= Leyden, Colorado =

Leyden, Colorado, elevation 5656 ft is a small unincorporated community in Jefferson County, Colorado west of Arvada at the junction of West 82nd Avenue and Quaker Street. It is a historic company town established by the Leyden Coal Company in 1902 to house the miners of the Leyden Coal Mine nearby to the west.

==History==
The town of Leyden consists of a collection of square frame homes with pyramidal roofs that were originally red trimmed in white. It was named for pioneer miner brothers Michael, Martin and John Leyden, who discovered the original Leyden mine in the hogback ridge to the west, where Michael and Martin died in 1866 and 1870, respectively. At its height, the town of Leyden included these homes as well as the company store, school, boarding house, saloon, and Presbyterian chapel. The store still stands at the southeast corner of 82nd and Quaker, while the school is the easternmost house on the hillside to the north, and the foreman's house stands next door to its west. The town housed a diverse population of native and immigrant miners, including from such countries as Austria, Hungary, Greece, Germany, Brazil, Italy, Mexico, and more. Major events in its history include the Leyden Mine Disaster in 1910 which claimed 10 lives, and the workers' strike of 1914

Leyden ceased to be a company town around 1951 when the mine ceased operation. The town site was sold to investors and then the company town houses were sold to individual homeowners. Leyden has remained an unincorporated community with its own water district ever since.

==Leyden Coal Mine==

The Leyden Coal Mine was operated by the Leyden Coal Company. Between 1903 and 1950 it produced about 6 Mt of sub-bituminous coal. The mine consisted of four shafts providing the access to two flat-lying coal seams from 240 to 260 m (790 to 855 ft) below the surface in the Late Cretaceous Laramie Formation.
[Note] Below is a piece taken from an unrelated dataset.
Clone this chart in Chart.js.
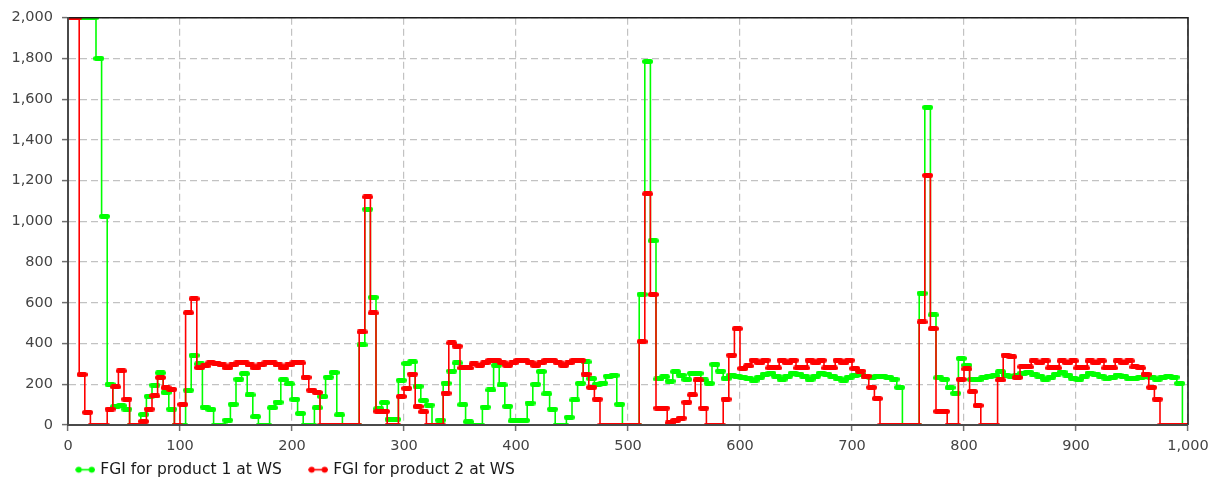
<!DOCTYPE html>
<html>
<head>
<meta charset="utf-8">
<title>FGI at WS</title>
<script src="https://cdn.jsdelivr.net/npm/chart.js@4.4.1/dist/chart.umd.min.js"></script>
<style>
  html, body { margin: 0; padding: 0; background: #ffffff; }
  canvas { display: block; }
</style>
</head>
<body>
<canvas id="fgi" width="1220" height="484"></canvas>
<script>
// Sampling interval of the model clock (time units per recorded value)
const STEP = 5;

// Finished goods inventory, product 1 at the warehouse (one value per interval)
const fgiProduct1 = [
  2000, 2000, 2000, 2000, 2000, 1800, 1025, 200, 90, 95,
  78, 0, 0, 52, 141, 196, 256, 160, 78, 0,
  0, 171, 342, 300, 88, 77, 0, 0, 24, 102,
  225, 252, 148, 41, 0, 0, 85, 112, 222, 202,
  126, 57, 0, 0, 85, 140, 235, 258, 50, 0,
  0, 0, 393, 1060, 627, 80, 110, 28, 28, 220,
  302, 310, 190, 120, 98, 0, 24, 205, 265, 305,
  100, 16, 0, 0, 88, 172, 294, 197, 92, 20,
  20, 23, 108, 200, 263, 153, 78, 0, 0, 38,
  123, 205, 310, 228, 200, 205, 240, 244, 102, 0,
  0, 0, 642, 1785, 905, 226, 237, 216, 262, 245,
  224, 254, 254, 221, 205, 298, 265, 229, 245, 240,
  235, 230, 220, 235, 250, 255, 240, 225, 240, 255,
  250, 240, 225, 240, 255, 250, 240, 230, 220, 235,
  245, 250, 240, 235, 240, 240, 235, 225, 185, 0,
  0, 0, 647, 1560, 541, 232, 224, 184, 156, 327,
  294, 224, 221, 232, 240, 242, 262, 245, 240, 245,
  255, 260, 250, 240, 225, 235, 250, 260, 245, 230,
  225, 240, 255, 250, 240, 230, 232, 245, 240, 230,
  228, 235, 240, 235, 225, 235, 240, 235, 205, 0
];

// Finished goods inventory, product 2 at the warehouse (one value per interval)
const fgiProduct2 = [
  2000, 2000, 248, 62, 0, 0, 0, 78, 187, 266,
  127, 0, 0, 18, 78, 143, 233, 183, 175, 0,
  101, 551, 620, 282, 290, 305, 300, 295, 280, 295,
  305, 305, 295, 280, 295, 305, 305, 295, 280, 295,
  305, 305, 234, 171, 160, 0, 0, 0, 0, 0,
  0, 0, 457, 1120, 550, 67, 67, 0, 0, 140,
  180, 250, 91, 65, 0, 0, 0, 156, 403, 387,
  280, 280, 300, 293, 305, 318, 318, 308, 293, 305,
  318, 318, 308, 293, 305, 318, 318, 308, 293, 305,
  318, 318, 250, 185, 127, 0, 0, 0, 0, 0,
  0, 0, 410, 1135, 641, 83, 83, 10, 23, 34,
  112, 148, 221, 83, 0, 0, 0, 127, 343, 473,
  278, 290, 318, 305, 318, 280, 280, 318, 305, 318,
  280, 280, 318, 305, 318, 280, 280, 318, 305, 318,
  278, 265, 240, 185, 130, 0, 0, 0, 0, 0,
  0, 0, 506, 1226, 473, 67, 67, 0, 0, 224,
  275, 164, 96, 0, 0, 0, 221, 343, 335, 233,
  286, 285, 315, 305, 315, 280, 280, 315, 305, 315,
  280, 280, 315, 305, 315, 280, 280, 315, 305, 315,
  285, 280, 250, 185, 127, 0, 0, 0, 0, 0
];

const seriesLabels = ['FGI for product 1 at WS', 'FGI for product 2 at WS'];

const GREEN = '#00ff00';
const RED = '#ff0000';
const FONT = 'DejaVu Sans';

// Legend geometry: where the item row starts and how wide the symbol box is
const LEGEND_LEFT = 49;
const LEGEND_BOX = 39.5;

// Each recorded value sits at the middle of its sampling interval
const toPoints = vals => vals.map((v, i) => ({ x: i * STEP + STEP / 2, y: v }));

// Marker: a short rounded bar spanning one sampling interval
function makeBar(color) {
  const c = document.createElement('canvas');
  c.width = 11; c.height = 5;
  const g = c.getContext('2d');
  g.fillStyle = color;
  g.beginPath();
  g.arc(2.5, 2.5, 2.5, Math.PI / 2, Math.PI * 1.5);
  g.arc(8.5, 2.5, 2.5, -Math.PI / 2, Math.PI / 2);
  g.closePath();
  g.fill();
  return c;
}

// Legend symbol: line with two markers, drawn in the right part of the image
function makeLegendIcon(color) {
  const c = document.createElement('canvas');
  c.width = 45; c.height = 9;
  const g = c.getContext('2d');
  g.strokeStyle = color;
  g.fillStyle = color;
  g.lineWidth = 1.6;
  g.beginPath();
  g.moveTo(25, 4.5);
  g.lineTo(45, 4.5);
  g.stroke();
  [28.5, 41.5].forEach(cx => {
    g.beginPath();
    g.arc(cx, 4.5, 3, 0, Math.PI * 2);
    g.fill();
  });
  return c;
}

const legendIcons = [makeLegendIcon(GREEN), makeLegendIcon(RED)];

// Dark frame on the top and right of the plot area
const plotFrame = {
  id: 'plotFrame',
  afterDatasetsDraw(chart) {
    const { ctx, chartArea: a } = chart;
    ctx.save();
    ctx.strokeStyle = '#1e1e1e';
    ctx.lineWidth = 1.6;
    ctx.beginPath();
    ctx.moveTo(a.left, a.top);
    ctx.lineTo(a.right, a.top);
    ctx.lineTo(a.right, a.bottom);
    ctx.stroke();
    ctx.restore();
  }
};

// Start the legend row under the plot instead of at the canvas edge
const legendShift = {
  id: 'legendShift',
  afterLayout(chart) {
    const lg = chart.legend;
    if (!lg) return;
    const w = lg.right - lg.left;
    lg.left = LEGEND_LEFT;
    lg.right = LEGEND_LEFT + w;
  }
};

const axisCommon = {
  type: 'linear',
  grid: { color: '#c2c2c2', lineWidth: 1.2, tickLength: 6, tickColor: '#707070', tickWidth: 1.5 },
  border: { dash: [7, 4], color: '#4a4a4a', width: 2, z: 1 }
};

new Chart(document.getElementById('fgi'), {
  type: 'line',
  data: {
    datasets: [
      {
        label: seriesLabels[0],
        data: toPoints(fgiProduct1),
        borderColor: GREEN,
        backgroundColor: GREEN,
        borderWidth: 1.6,
        stepped: 'middle',
        pointStyle: makeBar(GREEN),
        pointRadius: 3,
        order: 1,
        clip: 0
      },
      {
        label: seriesLabels[1],
        data: toPoints(fgiProduct2),
        borderColor: RED,
        backgroundColor: RED,
        borderWidth: 1.6,
        stepped: 'middle',
        pointStyle: makeBar(RED),
        pointRadius: 3,
        order: 0,
        clip: 0
      }
    ]
  },
  options: {
    responsive: false,
    animation: false,
    locale: 'en-US',
    events: [],
    layout: { padding: { left: 2, right: 32, top: 16, bottom: 0 } },
    scales: {
      x: {
        ...axisCommon,
        min: 0, max: 1000,
        ticks: { stepSize: 100, padding: 7, maxRotation: 0, color: '#444444', font: { family: FONT, size: 14.5 } },
        afterFit: s => { s.height = 33; }
      },
      y: {
        ...axisCommon,
        min: 0, max: 2000,
        ticks: { stepSize: 200, padding: 9, color: '#444444', font: { family: FONT, size: 14.5 } },
        afterFit: s => { s.width = 66; }
      }
    },
    plugins: {
      tooltip: { enabled: false },
      legend: {
        position: 'bottom',
        align: 'start',
        fullSize: true,
        maxHeight: 26,
        labels: {
          usePointStyle: true,
          pointStyleWidth: LEGEND_BOX,
          padding: 4,
          color: '#1a1a1a',
          font: { family: FONT, size: 15.5 },
          sort: (a, b) => a.datasetIndex - b.datasetIndex,
          generateLabels(chart) {
            const items = Chart.defaults.plugins.legend.labels.generateLabels(chart);
            items.forEach(it => { it.pointStyle = legendIcons[it.datasetIndex]; });
            return items;
          }
        }
      }
    }
  },
  plugins: [plotFrame, legendShift]
});
</script>
</body>
</html>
It was a room and pillar operation with an estimated recovery of about 35%. The coal was used in the Denver area and beyond, as well as by the Denver Tramway that was a subsidiary of railroad magnate David Moffat.

In 1961, the Public Service Company of Colorado, a subsidiary of Xcel Energy, established the Leyden Gas Storage Operation which used the abandoned mine to store natural gas but gas storage ceased after 2000 due to concerns about leakage. In 2004 the City of Arvada began injecting water and using the abandoned mine as a subsurface water reservoir.